# Stated task
Leave out the pictures and reproduce all of the data exactly.

# Data shown
-------------------------

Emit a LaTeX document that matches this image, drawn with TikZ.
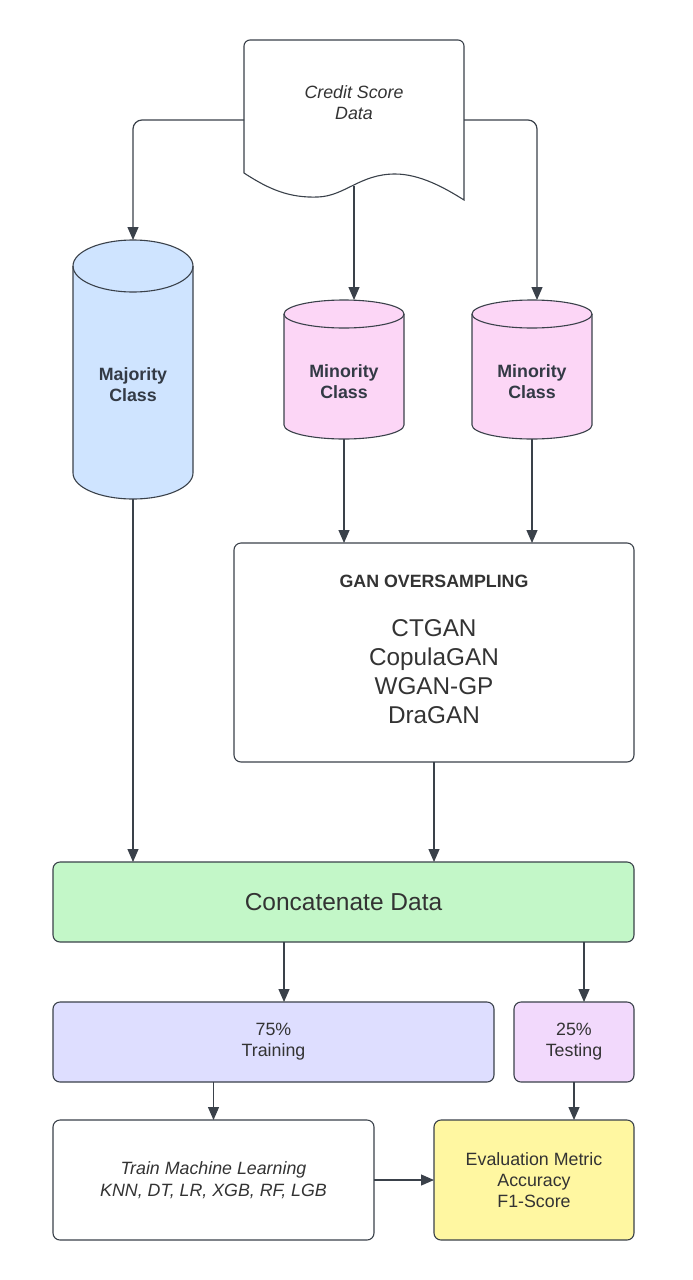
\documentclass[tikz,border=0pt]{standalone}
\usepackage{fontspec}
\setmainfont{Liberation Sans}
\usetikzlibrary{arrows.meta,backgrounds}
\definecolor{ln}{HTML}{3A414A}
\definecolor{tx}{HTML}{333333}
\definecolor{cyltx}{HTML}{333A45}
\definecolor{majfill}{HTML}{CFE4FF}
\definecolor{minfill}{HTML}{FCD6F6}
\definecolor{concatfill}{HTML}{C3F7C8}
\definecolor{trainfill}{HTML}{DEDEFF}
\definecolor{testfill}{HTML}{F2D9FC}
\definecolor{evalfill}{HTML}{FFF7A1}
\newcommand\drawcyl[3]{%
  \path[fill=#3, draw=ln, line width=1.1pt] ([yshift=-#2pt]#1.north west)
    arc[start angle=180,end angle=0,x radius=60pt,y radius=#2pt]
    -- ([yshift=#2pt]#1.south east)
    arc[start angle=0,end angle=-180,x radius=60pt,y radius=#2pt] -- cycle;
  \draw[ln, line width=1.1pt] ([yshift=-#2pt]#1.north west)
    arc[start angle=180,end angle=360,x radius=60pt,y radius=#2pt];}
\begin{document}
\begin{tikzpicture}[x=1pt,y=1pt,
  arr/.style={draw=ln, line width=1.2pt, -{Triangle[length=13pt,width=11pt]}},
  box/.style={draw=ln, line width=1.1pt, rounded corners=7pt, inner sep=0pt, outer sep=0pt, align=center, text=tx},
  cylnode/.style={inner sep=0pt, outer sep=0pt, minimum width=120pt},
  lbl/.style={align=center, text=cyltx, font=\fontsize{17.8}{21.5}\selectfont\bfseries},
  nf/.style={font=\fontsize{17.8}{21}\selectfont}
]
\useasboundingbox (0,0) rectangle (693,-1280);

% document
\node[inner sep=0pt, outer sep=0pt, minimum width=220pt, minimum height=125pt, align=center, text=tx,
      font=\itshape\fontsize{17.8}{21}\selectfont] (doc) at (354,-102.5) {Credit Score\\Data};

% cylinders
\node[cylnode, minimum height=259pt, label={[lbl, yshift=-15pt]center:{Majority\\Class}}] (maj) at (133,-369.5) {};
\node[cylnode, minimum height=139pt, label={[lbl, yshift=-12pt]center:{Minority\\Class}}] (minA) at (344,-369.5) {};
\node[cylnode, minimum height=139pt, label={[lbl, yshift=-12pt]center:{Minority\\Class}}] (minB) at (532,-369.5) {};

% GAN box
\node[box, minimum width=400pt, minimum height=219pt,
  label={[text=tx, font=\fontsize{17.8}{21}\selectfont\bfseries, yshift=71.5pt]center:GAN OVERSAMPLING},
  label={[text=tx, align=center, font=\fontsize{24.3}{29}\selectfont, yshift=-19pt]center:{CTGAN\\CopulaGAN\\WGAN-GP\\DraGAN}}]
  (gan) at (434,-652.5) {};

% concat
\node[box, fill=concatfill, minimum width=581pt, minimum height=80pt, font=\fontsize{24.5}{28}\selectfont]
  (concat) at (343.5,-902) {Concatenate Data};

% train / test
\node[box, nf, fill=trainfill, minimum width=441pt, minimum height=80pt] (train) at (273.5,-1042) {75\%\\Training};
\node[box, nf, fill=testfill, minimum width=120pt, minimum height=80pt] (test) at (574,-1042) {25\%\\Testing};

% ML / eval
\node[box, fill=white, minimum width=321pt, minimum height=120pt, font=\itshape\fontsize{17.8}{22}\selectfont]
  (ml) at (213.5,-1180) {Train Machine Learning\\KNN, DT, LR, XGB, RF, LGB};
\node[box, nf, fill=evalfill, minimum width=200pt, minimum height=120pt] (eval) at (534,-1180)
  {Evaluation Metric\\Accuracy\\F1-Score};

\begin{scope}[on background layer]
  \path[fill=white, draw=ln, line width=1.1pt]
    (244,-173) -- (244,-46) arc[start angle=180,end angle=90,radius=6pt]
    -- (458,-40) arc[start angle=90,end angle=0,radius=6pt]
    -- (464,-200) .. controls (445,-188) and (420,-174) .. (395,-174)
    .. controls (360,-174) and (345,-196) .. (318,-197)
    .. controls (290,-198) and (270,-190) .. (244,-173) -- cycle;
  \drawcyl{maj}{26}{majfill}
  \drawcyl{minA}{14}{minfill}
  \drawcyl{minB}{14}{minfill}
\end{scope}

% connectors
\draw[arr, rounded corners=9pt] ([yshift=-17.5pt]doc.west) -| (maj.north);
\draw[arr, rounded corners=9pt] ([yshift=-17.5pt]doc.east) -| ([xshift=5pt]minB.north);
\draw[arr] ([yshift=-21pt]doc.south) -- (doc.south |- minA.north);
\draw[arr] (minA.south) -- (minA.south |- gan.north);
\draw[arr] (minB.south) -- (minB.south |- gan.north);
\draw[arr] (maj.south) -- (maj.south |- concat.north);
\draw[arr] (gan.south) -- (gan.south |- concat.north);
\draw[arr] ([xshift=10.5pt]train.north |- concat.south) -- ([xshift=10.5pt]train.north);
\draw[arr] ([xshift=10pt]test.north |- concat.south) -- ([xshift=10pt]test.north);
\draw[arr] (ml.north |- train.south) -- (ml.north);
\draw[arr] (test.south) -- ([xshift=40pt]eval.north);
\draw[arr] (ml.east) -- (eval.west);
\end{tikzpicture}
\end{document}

-------------------------

# Solution for this exercise
Emit a LaTeX document that matches this image, drawn with TikZ.
\documentclass[tikz,border=0pt]{standalone}
\usepackage{fontspec}
\setmainfont{Liberation Sans}
\usetikzlibrary{arrows.meta,backgrounds}
\definecolor{ln}{HTML}{3A414A}
\definecolor{tx}{HTML}{333333}
\definecolor{cyltx}{HTML}{333A45}
\definecolor{majfill}{HTML}{CFE4FF}
\definecolor{minfill}{HTML}{FCD6F6}
\definecolor{concatfill}{HTML}{C3F7C8}
\definecolor{trainfill}{HTML}{DEDEFF}
\definecolor{testfill}{HTML}{F2D9FC}
\definecolor{evalfill}{HTML}{FFF7A1}
\newcommand\drawcyl[3]{%
  \path[fill=#3, draw=ln, line width=1.1pt] ([yshift=-#2pt]#1.north west)
    arc[start angle=180,end angle=0,x radius=60pt,y radius=#2pt]
    -- ([yshift=#2pt]#1.south east)
    arc[start angle=0,end angle=-180,x radius=60pt,y radius=#2pt] -- cycle;
  \draw[ln, line width=1.1pt] ([yshift=-#2pt]#1.north west)
    arc[start angle=180,end angle=360,x radius=60pt,y radius=#2pt];}
\begin{document}
\begin{tikzpicture}[x=1pt,y=1pt,
  arr/.style={draw=ln, line width=1.2pt, -{Triangle[length=13pt,width=11pt]}},
  box/.style={draw=ln, line width=1.1pt, rounded corners=7pt, inner sep=0pt, outer sep=0pt, align=center, text=tx},
  cylnode/.style={inner sep=0pt, outer sep=0pt, minimum width=120pt},
  lbl/.style={align=center, text=cyltx, font=\fontsize{17.8}{21.5}\selectfont\bfseries},
  nf/.style={font=\fontsize{17.8}{21}\selectfont}
]
\useasboundingbox (0,0) rectangle (693,-1280);

% document
\node[inner sep=0pt, outer sep=0pt, minimum width=220pt, minimum height=125pt, align=center, text=tx,
      font=\itshape\fontsize{17.8}{21}\selectfont] (doc) at (354,-102.5) {Credit Score\\Data};

% cylinders
\node[cylnode, minimum height=259pt, label={[lbl, yshift=-15pt]center:{Majority\\Class}}] (maj) at (133,-369.5) {};
\node[cylnode, minimum height=139pt, label={[lbl, yshift=-12pt]center:{Minority\\Class}}] (minA) at (344,-369.5) {};
\node[cylnode, minimum height=139pt, label={[lbl, yshift=-12pt]center:{Minority\\Class}}] (minB) at (532,-369.5) {};

% GAN box
\node[box, minimum width=400pt, minimum height=219pt,
  label={[text=tx, font=\fontsize{17.8}{21}\selectfont\bfseries, yshift=71.5pt]center:GAN OVERSAMPLING},
  label={[text=tx, align=center, font=\fontsize{24.3}{29}\selectfont, yshift=-19pt]center:{CTGAN\\CopulaGAN\\WGAN-GP\\DraGAN}}]
  (gan) at (434,-652.5) {};

% concat
\node[box, fill=concatfill, minimum width=581pt, minimum height=80pt, font=\fontsize{24.5}{28}\selectfont]
  (concat) at (343.5,-902) {Concatenate Data};

% train / test
\node[box, nf, fill=trainfill, minimum width=441pt, minimum height=80pt] (train) at (273.5,-1042) {75\%\\Training};
\node[box, nf, fill=testfill, minimum width=120pt, minimum height=80pt] (test) at (574,-1042) {25\%\\Testing};

% ML / eval
\node[box, fill=white, minimum width=321pt, minimum height=120pt, font=\itshape\fontsize{17.8}{22}\selectfont]
  (ml) at (213.5,-1180) {Train Machine Learning\\KNN, DT, LR, XGB, RF, LGB};
\node[box, nf, fill=evalfill, minimum width=200pt, minimum height=120pt] (eval) at (534,-1180)
  {Evaluation Metric\\Accuracy\\F1-Score};

\begin{scope}[on background layer]
  \path[fill=white, draw=ln, line width=1.1pt]
    (244,-173) -- (244,-46) arc[start angle=180,end angle=90,radius=6pt]
    -- (458,-40) arc[start angle=90,end angle=0,radius=6pt]
    -- (464,-200) .. controls (445,-188) and (420,-174) .. (395,-174)
    .. controls (360,-174) and (345,-196) .. (318,-197)
    .. controls (290,-198) and (270,-190) .. (244,-173) -- cycle;
  \drawcyl{maj}{26}{majfill}
  \drawcyl{minA}{14}{minfill}
  \drawcyl{minB}{14}{minfill}
\end{scope}

% connectors
\draw[arr, rounded corners=9pt] ([yshift=-17.5pt]doc.west) -| (maj.north);
\draw[arr, rounded corners=9pt] ([yshift=-17.5pt]doc.east) -| ([xshift=5pt]minB.north);
\draw[arr] ([yshift=-21pt]doc.south) -- (doc.south |- minA.north);
\draw[arr] (minA.south) -- (minA.south |- gan.north);
\draw[arr] (minB.south) -- (minB.south |- gan.north);
\draw[arr] (maj.south) -- (maj.south |- concat.north);
\draw[arr] (gan.south) -- (gan.south |- concat.north);
\draw[arr] ([xshift=10.5pt]train.north |- concat.south) -- ([xshift=10.5pt]train.north);
\draw[arr] ([xshift=10pt]test.north |- concat.south) -- ([xshift=10pt]test.north);
\draw[arr] (ml.north |- train.south) -- (ml.north);
\draw[arr] (test.south) -- ([xshift=40pt]eval.north);
\draw[arr] (ml.east) -- (eval.west);
\end{tikzpicture}
\end{document}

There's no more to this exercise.